Ethiopians banned from moving abroad for work

Addis Ababa says move aims to prevent human trafficking following "exodus" of workers through illegal agencies.

    Ethiopians banned from moving abroad for work
    Ethiopia is Africa's second most populous country, but also one of the continent's poorest [EPA]

    Ethiopia has banned domestic workers from moving abroad for employment, following an "exodus" of workers leaving the country through illegal placement agencies, officials have said.

    "This exodus, being pushed by illegal human traffickers, has created immense problems for the people of the nation, for the image of the country," Dina Mufti, foreign affairs spokesman, told reporters.
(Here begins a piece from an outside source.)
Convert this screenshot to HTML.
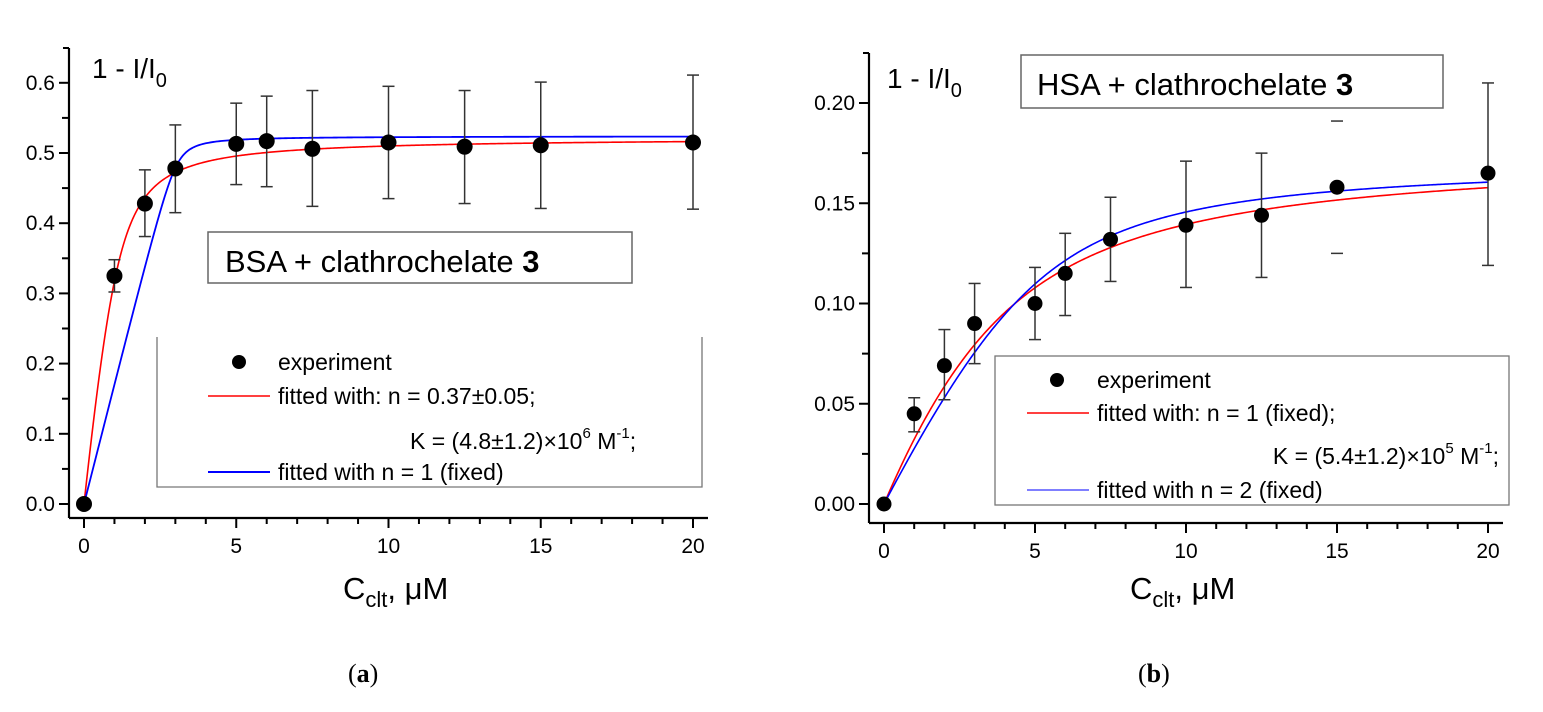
<!DOCTYPE html>
<html><head><meta charset="utf-8"><style>
html,body{margin:0;padding:0;background:#fff;}
svg{display:block;font-family:"Liberation Sans",sans-serif;}
</style></head><body>
<svg id="s" width="1543" height="712" viewBox="0 0 1543 712" xmlns="http://www.w3.org/2000/svg">
<rect x="0" y="0" width="1543" height="712" fill="#fff"/>
<g id="ga"></g>
<g id="gb"></g>
<!-- left texts -->
<text x="92" y="78" font-size="28">1 - I/I<tspan font-size="20" dy="9">0</tspan></text>
<rect x="208" y="232" width="424" height="51" fill="none" stroke="#666" stroke-width="1.5"/>
<text x="225" y="272" font-size="31">BSA + clathrochelate <tspan font-weight="bold">3</tspan></text>
<polyline points="157,337 157,487 702,487 702,337" fill="none" stroke="#777" stroke-width="1.3"/>
<circle cx="239" cy="362" r="7" fill="#000"/>
<text x="278" y="370" font-size="23">experiment</text>
<line x1="208" y1="396" x2="270" y2="396" stroke="#f00" stroke-width="1.5"/>
<text x="278" y="404" font-size="23">fitted with: n = 0.37±0.05;</text>
<text x="410" y="449" font-size="23">K = (4.8±1.2)×10<tspan font-size="15" dy="-11">6</tspan><tspan dy="11"> M</tspan><tspan font-size="15" dy="-11">-1</tspan><tspan dy="11">;</tspan></text>
<line x1="208" y1="472" x2="270" y2="472" stroke="#00f" stroke-width="2"/>
<text x="278" y="480" font-size="23">fitted with n = 1 (fixed)</text>
<text x="343" y="599" font-size="31">C<tspan font-size="22" dy="8">clt</tspan><tspan dy="-8">, μM</tspan></text>
<text x="348" y="682" font-size="26" font-family="Liberation Serif,serif">(<tspan font-weight="bold">a</tspan>)</text>
<!-- right texts -->
<text x="887" y="88" font-size="28">1 - I/I<tspan font-size="20" dy="9">0</tspan></text>
<rect x="1021" y="55" width="422" height="53" fill="none" stroke="#666" stroke-width="1.5"/>
<text x="1037" y="95" font-size="31">HSA + clathrochelate <tspan font-weight="bold">3</tspan></text>
<rect x="995" y="356" width="514" height="149" fill="none" stroke="#777" stroke-width="1.3"/>
<circle cx="1057" cy="380" r="7" fill="#000"/>
<text x="1097" y="388" font-size="23">experiment</text>
<line x1="1027" y1="413" x2="1089" y2="413" stroke="#f00" stroke-width="1.5"/>
<text x="1097" y="421" font-size="23">fitted with: n = 1 (fixed);</text>
<text x="1499" y="464" font-size="23" text-anchor="end">K = (5.4±1.2)×10<tspan font-size="15" dy="-11">5</tspan><tspan dy="11"> M</tspan><tspan font-size="15" dy="-11">-1</tspan><tspan dy="11">;</tspan></text>
<line x1="1027" y1="490" x2="1089" y2="490" stroke="#55f" stroke-width="1.5"/>
<text x="1097" y="498" font-size="23">fitted with n = 2 (fixed)</text>
<text x="1130" y="599" font-size="31">C<tspan font-size="22" dy="8">clt</tspan><tspan dy="-8">, μM</tspan></text>
<text x="1138" y="682" font-size="26" font-family="Liberation Serif,serif">(<tspan font-weight="bold">b</tspan>)</text>
</svg>
<script>
var NS="http://www.w3.org/2000/svg";
function el(g,t,a){var e=document.createElementNS(NS,t);for(var k in a)e.setAttribute(k,a[k]);g.appendChild(e);return e;}
function tb(x,P,Kd,A){var s=P+x+Kd;return A*(s-Math.sqrt(s*s-4*P*x))/(2*P);}
function plot(g,o){
 var X=function(v){return o.x0+(o.x20-o.x0)*v/20;}, Y=function(v){return o.y0-(v/o.ystep)*o.ypx;};
 o.curves.forEach(function(c){var d="";for(var i=0;i<=400;i++){var x=20*i/400;d+=(i?"L":"M")+X(x).toFixed(2)+","+Y(c.f(x)).toFixed(2);}el(g,"path",{d:d,fill:"none",stroke:c.col,"stroke-width":c.w});});
 el(g,"line",{x1:o.ax,y1:o.top,x2:o.ax,y2:o.axy,stroke:"#000","stroke-width":2.2});
 el(g,"line",{x1:o.ax,y1:o.axy,x2:o.right,y2:o.axy,stroke:"#000","stroke-width":2.2});
 el(g,"line",{x1:o.ax,y1:o.top,x2:o.ax-6,y2:o.top,stroke:"#000","stroke-width":2});
 for(var i=0;i<=o.ny*2;i++){var yy=o.y0-i*o.ypx/2;if(yy<o.top)break;var maj=i%2==0;
  el(g,"line",{x1:o.ax,y1:yy,x2:o.ax-(maj?10:7),y2:yy,stroke:"#000","stroke-width":2});
  if(maj){var t=el(g,"text",{x:o.ax-14,y:yy+7,"font-size":21,"text-anchor":"end"});t.textContent=(i/2*o.ystep).toFixed(o.dec);}}
 for(var v=0;v<=20;v++){var xx=X(v),maj=v%5==0;
  el(g,"line",{x1:xx,y1:o.axy,x2:xx,y2:o.axy+(maj?10:6),stroke:"#000","stroke-width":2});
  if(maj){var t=el(g,"text",{x:xx,y:o.axy+35,"font-size":21,"text-anchor":"middle"});t.textContent=v;}}
 o.data.forEach(function(p){var xx=X(p[0]);
  if(p[2]!=null){if(!p[4])el(g,"line",{x1:xx,y1:Y(p[2]),x2:xx,y2:Y(p[3]),stroke:"#333","stroke-width":1.5});
   el(g,"line",{x1:xx-6,y1:Y(p[2]),x2:xx+6,y2:Y(p[2]),stroke:"#333","stroke-width":1.5});
   el(g,"line",{x1:xx-6,y1:Y(p[3]),x2:xx+6,y2:Y(p[3]),stroke:"#333","stroke-width":1.5});}
  el(g,"circle",{cx:xx,cy:Y(p[1]),r:o.r,fill:"#000"});});
}
plot(document.getElementById("ga"),{x0:84,x20:693,y0:504,ystep:0.1,ypx:70.2,ax:69,axy:518,top:48,right:708,ny:6,dec:1,r:8,
 curves:[{f:function(x){return tb(x,1.11,0.21,0.522);},col:"#f00",w:1.6},{f:function(x){return tb(x,3.05,0.02,0.524);},col:"#00f",w:1.8}],
 data:[[0,0],[1,0.325,0.302,0.348],[2,0.428,0.381,0.476],[3,0.478,0.415,0.540],[5,0.513,0.455,0.571],[6,0.517,0.452,0.581],[7.5,0.506,0.424,0.589],[10,0.515,0.435,0.595],[12.5,0.509,0.428,0.589],[15,0.511,0.421,0.601],[20,0.515,0.420,0.611]]});
plot(document.getElementById("gb"),{x0:884,x20:1488,y0:504,ystep:0.05,ypx:100.25,ax:869,axy:523,top:53,right:1503,ny:4,dec:2,r:7.5,
 curves:[{f:function(x){return tb(x,3,2,0.176);},col:"#f00",w:1.6},{f:function(x){return tb(x,5,1,0.171);},col:"#00f",w:1.6}],
 data:[[0,0],[1,0.045,0.036,0.053],[2,0.069,0.052,0.087],[3,0.090,0.070,0.110],[5,0.100,0.082,0.118],[6,0.115,0.094,0.135],[7.5,0.132,0.111,0.153],[10,0.139,0.108,0.171],[12.5,0.144,0.113,0.175],[15,0.158,0.125,0.191,1],[20,0.165,0.119,0.210]]});
</script>
</body></html>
    Overseas employment agencies are ubiquitous in the country, where the national unemployment rate is over 20 percent, and Dina said many agencies lure Ethiopians into working abroad illegally and in appalling conditions.

    "It is affecting a lot of youngsters who are pushed out, deceived by the human traffickers, that has created an immense socio-economic problem for the country," he said.

    Ethiopia's Ministry of Labour and Social Affairs said that 200,000 women left the country in 2012 seeking work, mainly in the Middle East.

    The International Labour Organization (ILO) said many Ethiopia domestic workers - mostly female - are subjected to emotional and physical abuse, poor working conditions, low pay and discrimination.

    In February, a video emerged online showing an Ethiopian maid in Lebanon being dragged by her hair in public by her employers. The female worker later killed herself in hospital.

    Dina could not say how long the ban would be in place, only that the government was taking measures to address the issue.

    "Until it is rectified... and there will be preparations for it," he said, adding that employment agencies operating illegally would be shut down.

    With a population of 91 million, Ethiopia is Africa's second most populous country after Nigeria, but also one of the continent's poorest, with the majority of people earning less than two dollars per day.